Кобаяси связывает свою деятельность и с определенной эстетической программой. Его лозунг — «Пусть японский язык зазвучит красиво!» Чтобы серьезное поэтическое слово вышло к широкой читательской аудитории, считает он, нужно сперва «научить» его звучать. Это сложная и своеобразная задача, ведь традиционно японская поэзия связана больше с письменным начертанием, чем с произнесением вслух…

Я мог бы рассказать и о многих других встречах.

Но зачастую даже в тех случаях, когда было четко понятно, чего ребята не хотят, что их конкретно не устраивает сегодня, — мне не удавалось уловить, чего же им нужно, так сказать, в перспективе, во что они верят, каков их положительный идеал, конструктивная, пусть не сиюминутная программа. Более того, иногда казалось, что и необходимость иметь такую программу как-то не очень внутренне ощущается, а настойчивые расспросы о ней воспринимаются как проявление чуть ли не буржуазного позитивизма. Романтические лозунги «Мы — против всех авторитетов», «Все разрушить!..» популярны не только среди крайних «леваков», можно сказать, что на них существует некая мода, и не исключено, что, как и всякая мода, она имеет своих модельеров.

В одном из университетов Хоккайдо мы беседовали с группой студентов.
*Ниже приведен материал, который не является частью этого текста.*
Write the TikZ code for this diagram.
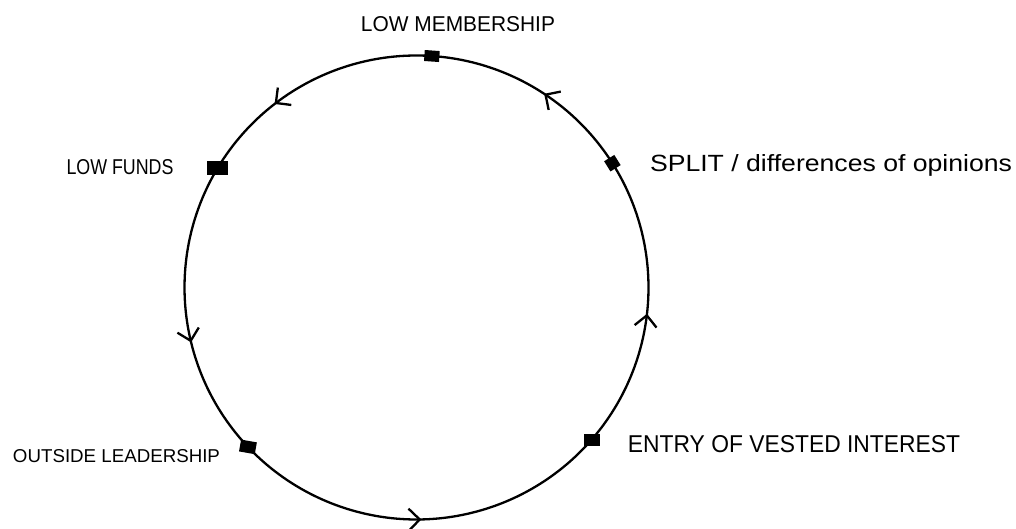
\documentclass[tikz,border=0pt]{standalone}
\usepackage{fontspec}
\setmainfont{Liberation Sans}
\usetikzlibrary{arrows.meta,decorations.markings,calc}
\pgfdeclarelayer{bg}
\pgfsetlayers{bg,main}
\begin{document}
\begin{tikzpicture}[x=1pt,y=1pt,
  dotnode/.style={fill=black,draw=none,rectangle,minimum width=15pt,minimum height=11pt,inner sep=0pt},
  lbl/.style={inner sep=0pt,text=black},
  ring/.style={line width=2.3pt,black},
  midarrow/.style={decoration={markings,
      mark=at position #1 with {\arrow{Straight Barb[length=11pt,width=22pt,line width=2.3pt]}}},
      postaction={decorate}}
]
\useasboundingbox (0,0) rectangle (1016,528);
\coordinate (C) at (416.5,240.5);
\def\R{232}
% nodes on the ring
\node[dotnode,rotate=-4] (M) at ($(C)+(86.2:\R)$) {};
\node[dotnode,minimum width=12pt,minimum height=12pt,rotate=-58] (S) at ($(C)+(32.4:\R)$) {};
\node[dotnode,minimum width=16pt,minimum height=12pt,rotate=0] (E) at ($(C)+(-41:\R)$) {};
\node[dotnode,minimum width=16pt,minimum height=12pt,rotate=-10] (O) at ($(C)+(223.4:\R)$) {};
\node[dotnode,minimum width=21pt,minimum height=14pt,rotate=0] (F) at ($(C)+(149.1:\R)$) {};
% labels
\node[lbl,anchor=base] (tM) at (458,496) {\resizebox{194pt}{15pt}{LOW MEMBERSHIP}};
\node[lbl,anchor=base] (tF) at (120,353) {\resizebox{107pt}{15pt}{LOW FUNDS}};
\node[lbl,anchor=base] (tS) at (831,356) {\resizebox{362pt}{17pt}{SPLIT / differences of opinions}};
\node[lbl,anchor=base] (tE) at (794,76) {\resizebox{332pt}{17pt}{ENTRY OF VESTED INTEREST}};
\node[lbl,anchor=base] (tO) at (116.5,66) {\resizebox{207pt}{13pt}{OUTSIDE LEADERSHIP}};
% ring arcs
\begin{pgfonlayer}{bg}
\draw[ring,midarrow=0.66] (M.center) arc[start angle=86.2,end angle=149.1,radius=\R];
\draw[ring,midarrow=0.6] (F.center) arc[start angle=149.1,end angle=223.4,radius=\R];
\draw[ring,midarrow=0.5] (O.center) arc[start angle=223.4,end angle=319,radius=\R];
\draw[ring,midarrow=0.47] (E.center) arc[start angle=319,end angle=392.4,radius=\R];
\draw[ring,midarrow=0.45] (S.center) arc[start angle=32.4,end angle=86.2,radius=\R];
\end{pgfonlayer}
\end{tikzpicture}
\end{document}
Не о политике, упаси бог, — о делах сугубо академических, благо университет оказался одним из немногих, где какие-то занятия все-таки шли. В числе собеседников была юная студентка — сама женственность, само изящество; если бы не современная модная кофточка, можно было бы подумать, что девушка сошла с одной из старинных ширм в каком-нибудь киотоском храме. Она поведала, что в свободное от учебы время занимается уже второй год в школе «икэбана» и в школе чайной церемонии, любит музыку и поэзию.